Brain anemia may not be a medically recognized disease entity, but anyone suffering from chronic fatigue has it. If either muscle tone or circulation is not good enough, then the blood can’t travel uphill to the brain sufficiently to feed the brain. Without sufficient blood to the brain, virtually all of our functions will be weakened. The cerebellum, the back part of your brain, is where every physical organ is regenerated. You cannot breathe, you cannot hear, see or taste, you cannot think properly, nor move any part of your body without your back brain getting enough blood flow. This is, as well, the first part of the brain to be adversely affected by gravity.

Animals instinctively feed their brains the blood that is needed by how they sleep. Most animals are in a prone position during sleep, and its head falls lower than the rest of its body. In fact, if you hold an animal up by his front feet for long enough (for a dog, it’s four hours; for a rabbit, it’s three quarters of an hour), the animal will die because its heart and arteries cannot pump enough blood into its brain to keep it alive.

One of the conditions that we find the most responsive to the slant board is prolapsus of the internal organs. Any of us who have been on a traditional western diet, with refined foods, for any extended period of time, will have a prolapsed bowel. The transverse colon, which crosses over the abdomen, will dip in the middle, thus forcing the waste products in the colon to actually have to go upward, against gravity. This almost always proves too difficult, and a prolapsed colon then becomes a clogged colon. Bladder and prostate difficulties generally arise because the organs have fought against gravity for too many years, and the bladder is no longer in its proper place. Uterine fibroid tumors can be caused by the organs above bearing down, causing pressure on the uterus. The uterus, then, becomes malpositioned, thus rendering the uterus less capable of throwing off toxic material.

Lying on the slant board repositions all of the internal organs. Gravity pulls the organs upwards, thus creating space between the organs so that the oxygen can reach the organs more easily.

Simply lying on the slant board with your arms stretched out above your head is wonderful. You may have noticed that between 3 and 5 p.m., it gets harder to keep your energy level up.
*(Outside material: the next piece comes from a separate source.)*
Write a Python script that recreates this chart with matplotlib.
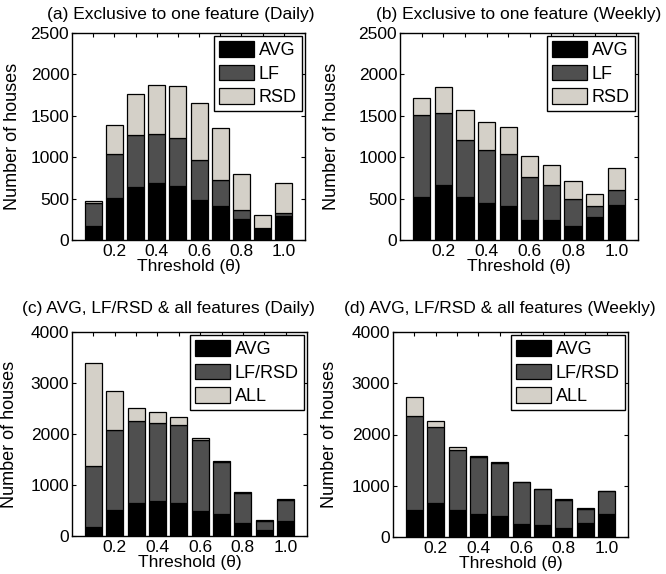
import matplotlib
matplotlib.use('Agg')
import matplotlib.pyplot as plt

plt.rcParams['font.family'] = ['Liberation Sans', 'DejaVu Sans']

thresholds = [0.1, 0.2, 0.3, 0.4, 0.5, 0.6, 0.7, 0.8, 0.9, 1.0]
tick_labels = ['', '0.2', '', '0.4', '', '0.6', '', '0.8', '', '1.0']

# (a) daily, exclusive to one feature
a_avg = [172, 502, 638, 692, 648, 478, 410, 255, 128, 290]
a_lf = [273, 538, 633, 591, 587, 494, 319, 109, 22, 34]
a_rsd = [32, 350, 498, 591, 627, 680, 627, 434, 150, 364]

# (b) weekly, exclusive to one feature
b_avg = [522, 660, 518, 448, 415, 245, 242, 168, 278, 425]
b_lf = [987, 872, 686, 635, 625, 520, 426, 332, 135, 182]
b_rsd = [200, 310, 368, 343, 325, 255, 240, 218, 142, 268]

# (c) daily, AVG / LF-RSD / all
c_avg = [178, 505, 642, 694, 655, 484, 425, 255, 126, 292]
c_lfrsd = [1190, 1567, 1606, 1527, 1530, 1392, 1028, 579, 167, 405]
c_all = [2032, 762, 260, 219, 150, 46, 26, 19, 20, 26]

# (d) weekly, AVG / LF-RSD / all
d_avg = [528, 665, 528, 456, 417, 248, 235, 176, 274, 443]
d_lfrsd = [1837, 1485, 1172, 1101, 1036, 822, 700, 550, 278, 455]
d_all = [371, 117, 52, 20, 13, 11, 10, 10, 8, 8]

c_black = '#000000'
c_dark = '#4f4f4f'
c_light = '#d4d0c8'

FS = 12.5


def stacked(ax, s1, s2, s3, names, title, ymax, ystep, tx, tpad, ylx):
    bottom2 = [p for p in s1]
    bottom3 = [p + q for p, q in zip(s1, s2)]
    kw = dict(width=0.08, edgecolor='black', linewidth=0.9)
    ax.bar(thresholds, s1, color=c_black, label=names[0], **kw)
    ax.bar(thresholds, s2, bottom=bottom2, color=c_dark, label=names[1], **kw)
    ax.bar(thresholds, s3, bottom=bottom3, color=c_light, label=names[2], **kw)
    ax.set_xlim(0.0, 1.1)
    ax.set_ylim(0, ymax)
    ax.set_xticks(thresholds)
    ax.set_xticklabels(tick_labels)
    ax.set_yticks(range(0, ymax + 1, ystep))
    ax.tick_params(direction='in', top=True, right=True, labelsize=FS,
                   length=3, width=0.8, pad=2)
    ax.tick_params(axis='x', pad=3)
    for sp in ax.spines.values():
        sp.set_linewidth(1.0)
    ax.set_xlabel('Threshold (θ)', fontsize=FS, labelpad=0)
    ax.set_ylabel('Number of houses', fontsize=FS + 0.5)
    ax.yaxis.set_label_coords(ylx, 0.5)
    ax.set_title(title, fontsize=12.5, pad=tpad, x=tx)
    leg = ax.legend(loc='upper right', fontsize=13, fancybox=False,
                    edgecolor='black', framealpha=1, borderaxespad=0.15,
                    handlelength=1.95, handleheight=0.95, labelspacing=0.3,
                    handletextpad=0.25, borderpad=0.3)
    leg.get_frame().set_linewidth(1.0)


fig = plt.figure(figsize=(6.66, 5.74), dpi=100)
W, H = 666, 574


def add_ax(x0, x1, y0, y1):
    return fig.add_axes([x0 / W, 1 - y1 / H, (x1 - x0) / W, (y1 - y0) / H])


ax_a = add_ax(72, 305, 33, 240)
ax_b = add_ax(400, 638, 33, 240)
ax_c = add_ax(72, 307, 332, 536)
ax_d = add_ax(393, 628, 332, 537)

stacked(ax_a, a_avg, a_lf, a_rsd, ['AVG', 'LF', 'RSD'],
        '(a) Exclusive to one feature (Daily)', 2500, 500, 0.465, 10, -0.22)
stacked(ax_b, b_avg, b_lf, b_rsd, ['AVG', 'LF', 'RSD'],
        '(b) Exclusive to one feature (Weekly)', 2500, 500, 0.5, 10, -0.25)
stacked(ax_c, c_avg, c_lfrsd, c_all, ['AVG', 'LF/RSD', 'ALL'],
        '(c) AVG, LF/RSD & all features (Daily)', 4000, 1000, 0.41, 14, -0.23)
stacked(ax_d, d_avg, d_lfrsd, d_all, ['AVG', 'LF/RSD', 'ALL'],
        '(d) AVG, LF/RSD & all features (Weekly)', 4000, 1000, 0.455, 14, -0.235)

fig.savefig('out.png', dpi=100)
This is because at this time, the sun and moon change their configuration in relation to each other. The fluids in our bodies make a concomitant change in response. It’s best to find time to do the slant board around this time and you will find that you have renewed vigor for the rest of the day. In fact, 15-20 minutes on the slant board renews your body the same as an hour of sleep.

You can augment the effect of the board by doing simple exercises.

Slant board exercises:

Exercise 1) To bring more blood into the abdomen, pull the stomach in and up, toward the shoulders.

Exercise 2) You can also pat the stomach, stretching your upper torso from side to side. This both increases circulation and breaks down pockets in the intestinal tract.

Exercise 3) Flex the knees, bringing them as close to your chest as you can get. This is a brain exercise.

Exercise 4) Bicycle on the board. This is good for the abdominal organs.

Exercise 5) Lift the legs and rotate them in large circles. This brings circulation into the pelvic area and stretches the muscles around the prostate. It also releases pressure on the bladder.

Exercise 6) Lift legs straight up to as close to a 90° angle to your body as you can get, then lower them slowly. This builds abdominal strength.